The Vatican rejected on Thursday fresh accusations from Al-Qaeda leader Osama bin Laden that the publication of cartoons mocking Islam's Prophet Mohammad was part of a "new crusade" involving Pope Benedict.
"These accusations are totally unfounded," the chief Vatican spokesman Rev Federico Lombardi told Reuters, in response to an audio recording by bin Laden which was posted on the Internet to coincide with the birthday of the founder of Islam.
The Saudi-born militant leader said Europe would be punished for the cartoons, which were first published by a Danish paper in September 2005 and unleashed a bloody reaction after other newspapers around the world reprinted them the following year.
Last month several Danish newspapers republished one of the cartoons in solidarity with the cartoonist after three men were arrested on suspicion of plans to kill him. This sparked a fresh outburst of protest by Muslims.

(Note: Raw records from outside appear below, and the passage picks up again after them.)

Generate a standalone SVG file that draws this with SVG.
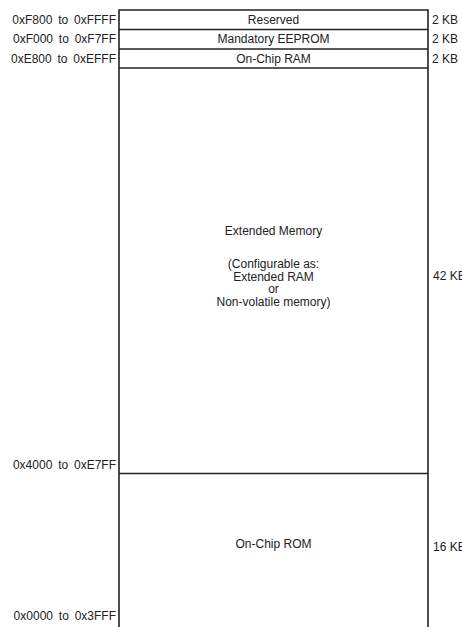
<svg xmlns="http://www.w3.org/2000/svg" width="462" height="627" viewBox="0 0 462 627">
<style>
text{font-family:"Liberation Sans",Arial,sans-serif;font-size:12px;fill:#222}
.a{text-anchor:end;word-spacing:2.5px}
.c{text-anchor:middle}
.line{stroke:#222;stroke-width:1.6;fill:none}
</style>
<rect width="462" height="627" fill="#fff"/>
<g id="connectors">
<path class="line" d="M119,640 V10 H428 V640"/>
</g>
<g id="reserved">
<line class="line" x1="119" y1="29.5" x2="428" y2="29.5"/>
<text class="c" x="273.5" y="24">Reserved</text>
<text class="a" x="116" y="24">0xF800 to 0xFFFF</text>
<text x="432" y="24">2 KB</text>
</g>
<g id="eeprom">
<line class="line" x1="119" y1="49" x2="428" y2="49"/>
<text class="c" x="273.5" y="43">Mandatory EEPROM</text>
<text class="a" x="116" y="43">0xF000 to 0xF7FF</text>
<text x="432" y="43">2 KB</text>
</g>
<g id="ram">
<line class="line" x1="119" y1="68" x2="428" y2="68"/>
<text class="c" x="273.5" y="63">On-Chip RAM</text>
<text class="a" x="116" y="63">0xE800 to 0xEFFF</text>
<text x="432" y="63">2 KB</text>
</g>
<g id="extended">
<line class="line" x1="119" y1="473.5" x2="428" y2="473.5"/>
<text class="c" x="273.5" y="235">Extended Memory</text>
<text class="c" x="273.5" y="268">(Configurable as:</text>
<text class="c" x="273.5" y="280.5">Extended RAM</text>
<text class="c" x="273.5" y="293">or</text>
<text class="c" x="273.5" y="305.5">Non-volatile memory)</text>
<text x="433" y="280">42 KB</text>
<text class="a" x="116" y="469">0x4000 to 0xE7FF</text>
</g>
<g id="rom">
<text class="c" x="273.5" y="548">On-Chip ROM</text>
<text x="433" y="551">16 KB</text>
<text class="a" x="116" y="620">0x0000 to 0x3FFF</text>
</g>
</svg>
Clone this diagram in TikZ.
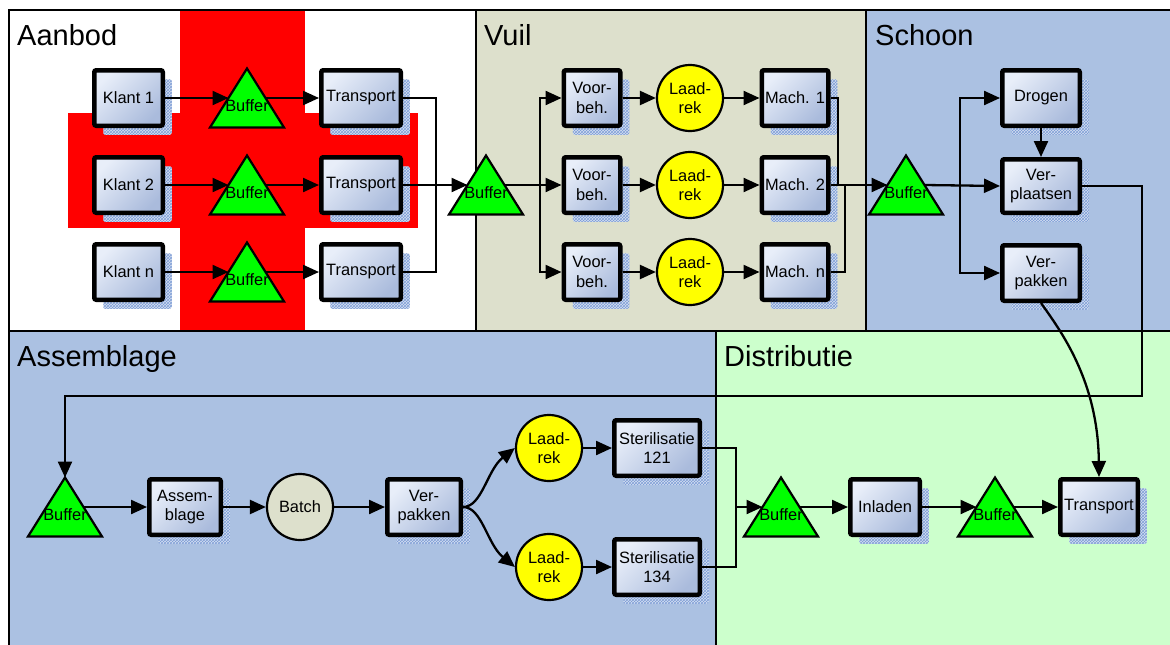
\documentclass[tikz,border=0pt]{standalone}
\usepackage{fontspec}
\setmainfont{Liberation Sans}
\usetikzlibrary{arrows.meta,calc,shadows,patterns}

\definecolor{vuilbg}{HTML}{DDE0CC}
\definecolor{blauwbg}{HTML}{ABC1E2}
\definecolor{groenbg}{HTML}{CCFFCC}
\definecolor{bufgreen}{HTML}{00FF00}
\definecolor{rekgeel}{HTML}{FFFF00}
\definecolor{boxlt}{HTML}{E8EEF9}
\definecolor{boxdk}{HTML}{AABBDC}
\definecolor{shadowbg}{HTML}{D6E0F2}
\definecolor{shadowln}{HTML}{7E9ED6}

\newcommand\lbl{\fontsize{16.4}{19.5}\selectfont}
\newcommand\ttl{\fontsize{29}{33}\selectfont}

\tikzset{
  box/.style={draw=black, line width=4.5pt, rounded corners=2pt,
    top color=boxlt, bottom color=boxdk, shading angle=45,
    minimum height=55.5pt, inner sep=1pt, align=center, font=\lbl,
    general shadow={shadow xshift=9pt, shadow yshift=-9pt, fill=shadowbg},
    general shadow={shadow xshift=9pt, shadow yshift=-9pt, pattern=crosshatch, pattern color=shadowln}},
  rek/.style={circle, draw=black, line width=2.2pt, fill=rekgeel,
    minimum size=66pt, inner sep=0pt, align=center, font=\lbl},
  batch/.style={rek, fill=vuilbg},
  bufshape/.style={rectangle, draw=none, minimum width=74pt, minimum height=59pt,
    inner sep=0pt, outer sep=0pt},
  buftri/.style={fill=bufgreen, draw=black, line width=2.2pt},
  buftext/.style={inner sep=0pt, font=\lbl},
  title/.style={anchor=base west, inner sep=0pt, font=\ttl},
  ln/.style={line width=2.3pt},
  arr/.style={ln, -{Triangle[length=16pt,width=14pt]}},
  frame/.style={line width=2.5pt},
}

% buffer triangle: name, x, y
\newcommand\buffer[3]{%
  \path (#2,#3) node[bufshape] (#1) {};
  \draw[buftri] (#1.south west) -- (#1.north) -- (#1.south east) -- cycle;
  \node[buftext] (#1-t) at ([yshift=-8pt]#1.center) {Buffer};
  \coordinate (#1-w) at ($(#1.south west)!.5!(#1.north)$);
  \coordinate (#1-e) at ($(#1.south east)!.5!(#1.north)$);
}

\begin{document}
\begin{tikzpicture}[x=1pt, y=-1pt]
\useasboundingbox (0,0) rectangle (1170,645);

% panel backgrounds
\fill[white] (9,10) rectangle (476,331);
\fill[red] (180,10) rectangle (305,331);
\fill[red] (68,113) rectangle (418,228);
\fill[vuilbg] (476,10) rectangle (866,331);
\fill[blauwbg] (866,10) rectangle (1172,331);
\fill[blauwbg] (9,331) rectangle (716,647);
\fill[groenbg] (716,331) rectangle (1172,647);

% panel borders
\draw[frame] (1172,10) -- (9,10) -- (9,647);
\draw[frame] (9,331) -- (1172,331);
\draw[frame] (476,10) -- (476,331);
\draw[frame] (866,10) -- (866,331);
\draw[frame] (716,331) -- (716,647);

% panel titles
\node[title] (tA) at (17,45) {Aanbod};
\node[title] (tV) at (484,45) {Vuil};
\node[title] (tS) at (875,45) {Schoon};
\node[title] (tAs) at (17,366) {Assemblage};
\node[title] (tD) at (724,366) {Distributie};

% Aanbod
\node[box, minimum width=68.5pt] (k1) at (128.5,98) {Klant 1};
\node[box, minimum width=68.5pt] (k2) at (128.5,185) {Klant 2};
\node[box, minimum width=68.5pt] (k3) at (128.5,272) {Klant n};
\buffer{ba1}{247}{98}
\buffer{ba2}{247}{185}
\buffer{ba3}{247}{272}
\node[box, minimum width=79.5pt] (t1) at (361,98) {Transport};
\node[box, minimum width=79.5pt] (t2) at (361,185) {Transport};
\node[box, minimum width=79.5pt] (t3) at (361,272) {Transport};

% Vuil
\buffer{bv}{486}{185}
\node[box, minimum width=56.5pt] (v1) at (592,98) {Voor-\\beh.};
\node[box, minimum width=56.5pt] (v2) at (592,185) {Voor-\\beh.};
\node[box, minimum width=56.5pt] (v3) at (592,272) {Voor-\\beh.};
\node[rek] (r1) at (690,98) {Laad-\\rek};
\node[rek] (r2) at (690,185) {Laad-\\rek};
\node[rek] (r3) at (690,272) {Laad-\\rek};
\node[box, minimum width=66.5pt] (m1) at (795,98) {Mach. 1};
\node[box, minimum width=66.5pt] (m2) at (795,185) {Mach. 2};
\node[box, minimum width=66.5pt] (m3) at (795,272) {Mach. n};

% Schoon
\buffer{bs}{906}{185}
\node[box, minimum width=77.5pt] (dr) at (1041,98) {Drogen};
\node[box, minimum width=77.5pt, minimum height=53.5pt] (vp) at (1041,186) {Ver-\\plaatsen};
\node[box, minimum width=77.5pt] (vk) at (1041,273) {Ver-\\pakken};

% Assemblage
\buffer{bA}{65}{507}
\node[box, minimum width=71.5pt] (as) at (185,507) {Assem-\\blage};
\node[batch] (bt) at (300,507) {Batch};
\node[box, minimum width=73.5pt] (vA) at (424,507) {Ver-\\pakken};
\node[rek] (r4) at (549,448) {Laad-\\rek};
\node[rek] (r5) at (549,567) {Laad-\\rek};
\node[box, minimum width=85.5pt] (s1) at (657,448) {Sterilisatie\\121};
\node[box, minimum width=85.5pt] (s2) at (657,567) {Sterilisatie\\134};

% Distributie
\buffer{bD1}{781}{507}
\node[box, minimum width=69.5pt] (in) at (885,507) {Inladen};
\buffer{bD2}{995}{507}
\node[box, minimum width=77.5pt] (tr) at (1099,507) {Transport};

% junction points
\coordinate (ja) at (436,185);
\coordinate (jb) at (540,185);
\coordinate (jc1) at (838,185);
\coordinate (jc3) at (845,185);
\coordinate (jd) at (960,185);
\coordinate (jr) at (1142,396);
\coordinate (je) at (736,507);

% Aanbod flows
\foreach \i in {1,2,3}{
  \draw[arr] (k\i.east) -- (ba\i-w);
  \draw[arr] (ba\i-e) -- (t\i.west);
}
\draw[ln] (t1.east) -| (ja);
\draw[ln] (t3.east) -| (ja);
\draw[arr] (t2.east) -- (bv-w);

% Vuil flows
\draw[arr] (bv-e) -- (v2.west);
\draw[arr] (jb) |- (v1.west);
\draw[arr] (jb) |- (v3.west);
\foreach \i in {1,2,3}{
  \draw[arr] (v\i.east) -- (r\i.west);
  \draw[arr] (r\i.east) -- (m\i.west);
}
\draw[ln] (m1.east) -| (jc1);
\draw[ln] (m3.east) -| (jc3);
\draw[arr] (m2.east) -- (bs-w);

% Schoon flows
\draw[arr] (bs-e) -- (vp.west);
\draw[arr] (jd) |- (dr.west);
\draw[arr] (jd) |- (vk.west);
\draw[arr] (dr.south) -- (vp.north);
\draw[arr] (vp.east) -| (jr) -| (bA.north);
\draw[arr] (vk.south) .. controls (1060,330) and (1098,380) .. (tr.north);

% Assemblage flows
\draw[arr] (bA-e) -- (as.west);
\draw[arr] (as.east) -- (bt.west);
\draw[arr] (bt.east) -- (vA.west);
\draw[arr] (vA.east) .. controls (482,507) and (487,470) .. (r4.west);
\draw[arr] (vA.east) .. controls (482,507) and (487,544) .. (r5.west);
\draw[arr] (r4.east) -- (s1.west);
\draw[arr] (r5.east) -- (s2.west);
\draw[ln] (s1.east) -| (je);
\draw[ln] (s2.east) -| (je);

% Distributie flows
\draw[arr] (je) -- (bD1-w);
\draw[arr] (bD1-e) -- (in.west);
\draw[arr] (in.east) -- (bD2-w);
\draw[arr] (bD2-e) -- (tr.west);
\end{tikzpicture}
\end{document}
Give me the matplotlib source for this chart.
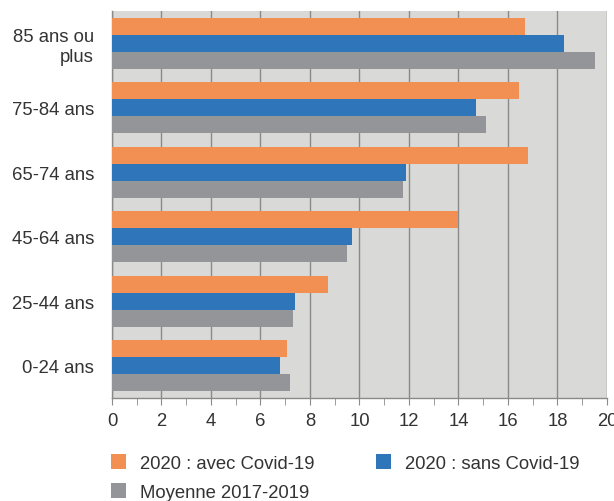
import matplotlib
matplotlib.use("Agg")
import matplotlib.pyplot as plt
import numpy as np
from matplotlib.patches import Patch

plt.rcParams['font.family'] = ['Liberation Sans', 'DejaVu Sans']

categories = ["0-24 ans", "25-44 ans", "45-64 ans", "65-74 ans", "75-84 ans", "85 ans ou\nplus"]
avec_covid = [7.06, 8.71, 14.0, 16.82, 16.43, 16.7]
sans_covid = [6.79, 7.38, 9.7, 11.87, 14.7, 18.27]
moyenne = [7.19, 7.33, 9.5, 11.74, 15.1, 19.5]
series_labels = ["2020 : avec Covid-19", "2020 : sans Covid-19", "Moyenne 2017-2019"]
colors = ["#f29054", "#2e75b9", "#949598"]

FS = 13.3
fig = plt.figure(figsize=(6.14, 5.02), dpi=100)
ax = fig.add_axes([0.1824, 0.2052, 0.8062, 0.7708])
ax.set_facecolor("#d9d9d8")

y = np.arange(len(categories))
h = 0.264
for i, (vals, c) in enumerate(zip([avec_covid, sans_covid, moyenne], colors)):
    ax.barh(y + (1 - i) * h, vals, height=h, color=c, zorder=3)

ax.set_xlim(0, 20)
ax.set_ylim(-0.5, len(categories) - 0.5)
ax.set_xticks(np.arange(0, 21, 2))
ax.set_xticks(np.arange(1, 20, 2), minor=True)
ax.set_yticks(y)
ax.set_yticklabels(categories, ha="right")
ax.grid(axis="x", which="major", color="#8a8a8a", linewidth=1.0, zorder=1)
for s in ["top", "right"]:
    ax.spines[s].set_visible(False)
for s in ["left", "bottom"]:
    ax.spines[s].set_color("#8a8a8a")
    ax.spines[s].set_linewidth(1.0)
ax.tick_params(axis="x", which="both", direction="out", length=5, color="#8a8a8a",
               labelsize=FS, labelcolor="#333333", pad=5)
ax.tick_params(axis="y", length=0, labelsize=FS, labelcolor="#333333", pad=13)

# legend filled column by column: first column avec / moyenne, second column sans
order = [0, 2, 1]
handles = [Patch(facecolor=colors[k], label=series_labels[k]) for k in order]
fig.legend(handles=handles, loc="upper left", bbox_to_anchor=(0.168, 0.108), ncol=2,
           frameon=False, fontsize=FS, labelcolor="#333333", handlelength=0.85,
           handleheight=0.85, columnspacing=3.3, handletextpad=0.75, labelspacing=0.6,
           borderaxespad=0.0)

fig.savefig("out.png", dpi=100)
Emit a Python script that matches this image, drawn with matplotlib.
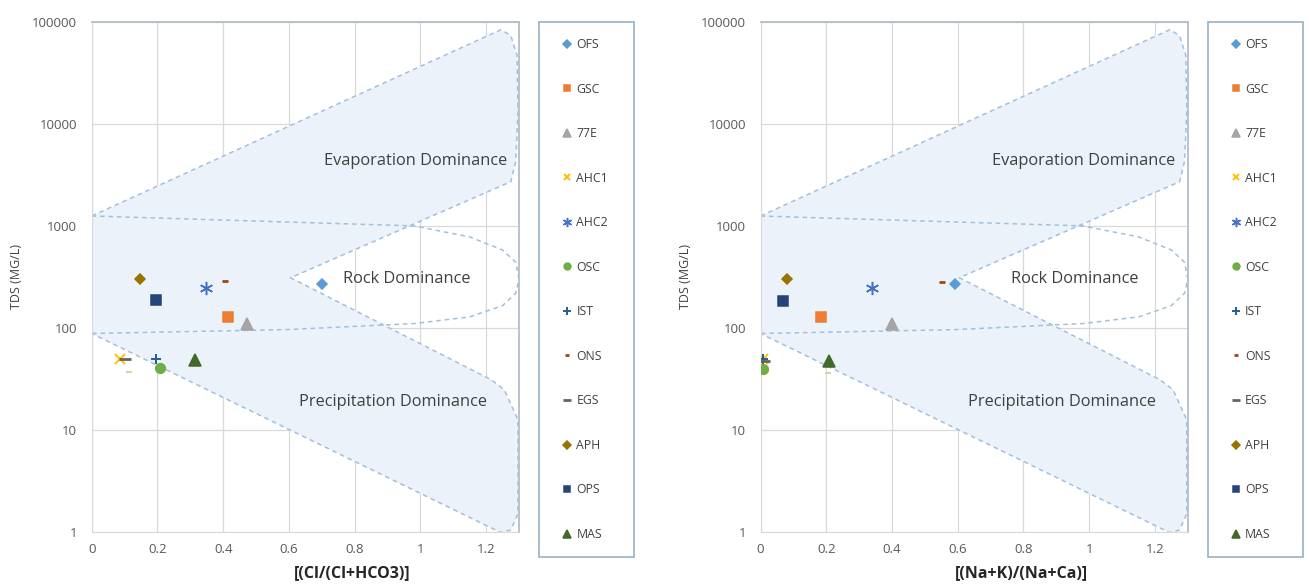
import numpy as np
import matplotlib.pyplot as plt
from matplotlib.patches import Rectangle
from matplotlib.ticker import NullLocator

plt.rcParams['font.family'] = ['Open Sans', 'DejaVu Sans']

W, H = 1309, 588

# sampling sites (legend order)
sites = ['OFS', 'GSC', '77E', 'AHC1', 'AHC2', 'OSC', 'IST', 'ONS', 'EGS', 'APH', 'OPS', 'MAS']
colors = ['#5B9BD5', '#ED7D31', '#A5A5A5', '#FFC000', '#4472C4', '#70AD47',
          '#255E91', '#9E480E', '#636363', '#997300', '#264478', '#43682B']
markers = ['D', 's', '^', 'x', (6, 2, 0), 'o', '+', '_', '_', 'D', 's', '^']
msizes = [5.5, 7, 8, 7, 9.5, 7, 7.5, 5, 8, 5.5, 7, 8]

# left panel: Cl/(Cl+HCO3) vs TDS
cl_ratio = [0.70, 0.414, 0.473, 0.085, 0.349, 0.207, 0.197, 0.405, 0.10, 0.147, 0.196, 0.313]
cl_tds = [267, 128, 109, 49, 247, 40, 49, 288, 50, 303, 186, 48]
cl_stray = ([0.115], [37])

# right panel: (Na+K)/(Na+Ca) vs TDS
na_ratio = [0.591, 0.183, 0.40, 0.008, 0.338, 0.008, 0.008, 0.551, 0.01, 0.081, 0.068, 0.207]
na_tds = [268, 128, 108, 50, 244, 39.5, 49, 283, 47, 303, 185, 47]
na_stray = ([0.205], [36])

# Gibbs envelope (evaporation / precipitation boomerang)
gibbs_x = [0, 1.245, 1.275, 1.294, 1.297, 1.29, 1.275, 0.605,
           1.215, 1.255, 1.297, 1.297, 1.275, 1.245, 0]
gibbs_y = [1250, 84000, 73600, 47000, 13100, 4270, 2710, 310,
           31, 24.7, 12.5, 1.5, 1.04, 0.98, 88]
# rock dominance outline
rock_x = [0, 0.5, 0.98, 1.15, 1.25, 1.29, 1.30, 1.29, 1.25, 1.15, 0.98, 0.59, 0]
rock_y = [1250, 1115, 1000, 780, 580, 440, 300, 218, 165, 128, 110, 96, 88]

yticks = [1, 10, 100, 1000, 10000, 100000]
xticks = [0, 0.2, 0.4, 0.6, 0.8, 1.0, 1.2]
xticklabels = ['0', '0.2', '0.4', '0.6', '0.8', '1', '1.2']

fill_col = '#EBF2FA'
edge_col = '#A3C0DA'
txt_col = '#404040'


def draw_panel(ax, xs, ys, stray, xlabel):
    ax.set_yscale('log')
    ax.fill(gibbs_x, gibbs_y, color=fill_col, lw=0, zorder=1)
    ax.plot(gibbs_x + gibbs_x[:1], gibbs_y + gibbs_y[:1], ls=(0, (3, 2.5)),
            color=edge_col, lw=1.1, zorder=2)
    ax.plot(rock_x, rock_y, ls=(0, (3, 2.5)), color=edge_col, lw=1.1, zorder=2)

    handles = []
    for i, s in enumerate(sites):
        if markers[i] == '_':
            mew = 2
        elif markers[i] in ('x', '+'):
            mew = 1.4
        else:
            mew = 1.1
        h, = ax.plot([xs[i]], [ys[i]], ls='none', marker=markers[i], ms=msizes[i],
                     color=colors[i], mew=mew, label=s, zorder=4)
        handles.append(h)
    ax.plot(stray[0], stray[1], ls='none', marker='_', ms=5, mew=1.5,
            color='#E3CFA3', zorder=3)

    ax.text(1.263, 4300, 'Evaporation Dominance', ha='right', va='center',
            fontsize=11.8, color=txt_col, zorder=5)
    ax.text(0.957, 300, 'Rock Dominance', ha='center', va='center',
            fontsize=11.8, color=txt_col, zorder=5)
    ax.text(1.202, 18.9, 'Precipitation Dominance', ha='right', va='center',
            fontsize=11.8, color=txt_col, zorder=5)

    ax.set_xlim(0, 1.3)
    ax.set_ylim(1, 100000)
    ax.set_xticks(xticks)
    ax.set_xticklabels(xticklabels)
    ax.set_yticks(yticks)
    ax.set_yticklabels([str(v) for v in yticks])
    ax.yaxis.set_minor_locator(NullLocator())
    ax.tick_params(length=0, labelsize=9.5, labelcolor='#595959')
    ax.tick_params(axis='y', pad=10.5)
    ax.tick_params(axis='x', pad=8)
    ax.grid(True, color='#D9D9D9', lw=0.9, zorder=0)
    ax.set_axisbelow(True)
    for side in ['left', 'bottom']:
        ax.spines[side].set_color('#D9D9D9')
    for side in ['top', 'right']:
        ax.spines[side].set_color('#B4BEC8')
        ax.spines[side].set_linewidth(1.3)

    ax.set_ylabel('TDS (MG/L)', fontsize=9, color=txt_col)
    ax.yaxis.set_label_coords(-0.16, 0.5)
    ax.set_xlabel(xlabel, fontsize=11.5, fontweight='bold', color='#262626')
    ax.xaxis.set_label_coords(0.61, -0.065)
    return handles


fig = plt.figure(figsize=(W / 100, H / 100), dpi=100)

panels = [
    (91.7, cl_ratio, cl_tds, cl_stray, '[(Cl/(Cl+HCO3)]'),
    (760.5, na_ratio, na_tds, na_stray, '[(Na+K)/(Na+Ca)]'),
]
for left_px, xs, ys, stray, xlabel in panels:
    ax = fig.add_axes([left_px / W, (H - 531.7) / H, 427.3 / W, 509.7 / H])
    handles = draw_panel(ax, xs, ys, stray, xlabel)

    box_left = left_px + 447.5
    fig.add_artist(Rectangle((box_left / W, (H - 557) / H), 95 / W, 535 / H,
                             transform=fig.transFigure, fill=False,
                             ec='#9FB6C8', lw=1.3))
    ax.legend(handles=handles, loc='upper left',
              bbox_to_anchor=((box_left + 23) / W, (H - 38) / H),
              bbox_transform=fig.transFigure, frameon=False, fontsize=8.8,
              labelspacing=2.58, handlelength=0.8, handletextpad=0.35,
              borderpad=0, borderaxespad=0, markerscale=0.7, labelcolor=txt_col)

fig.savefig('out.png', dpi=100)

"Your publications of these drawings -- part of a new crusade in which the Pope of the Vatican had a significant role -- is a confirmation from you that the war continues," said bin Laden, addressing "those who are wise at the European Union".
Lombardi said bin Laden's accusations were not surprising.
"It is natural to think that he would lump the Vatican and the Pope together with all his perceived enemies. But this is not correct," he said.
He recalled that the Pope himself had been quick to condemn the Danish cartoons and had launched a wider criticism of depictions of religious figures that offend members of different faiths.
He also pointed out that Pope Benedict, who himself deeply offended many Muslims with a 2006 speech depicting Islam as a violent faith, recently set up a permanent official dialogue with Muslim leaders.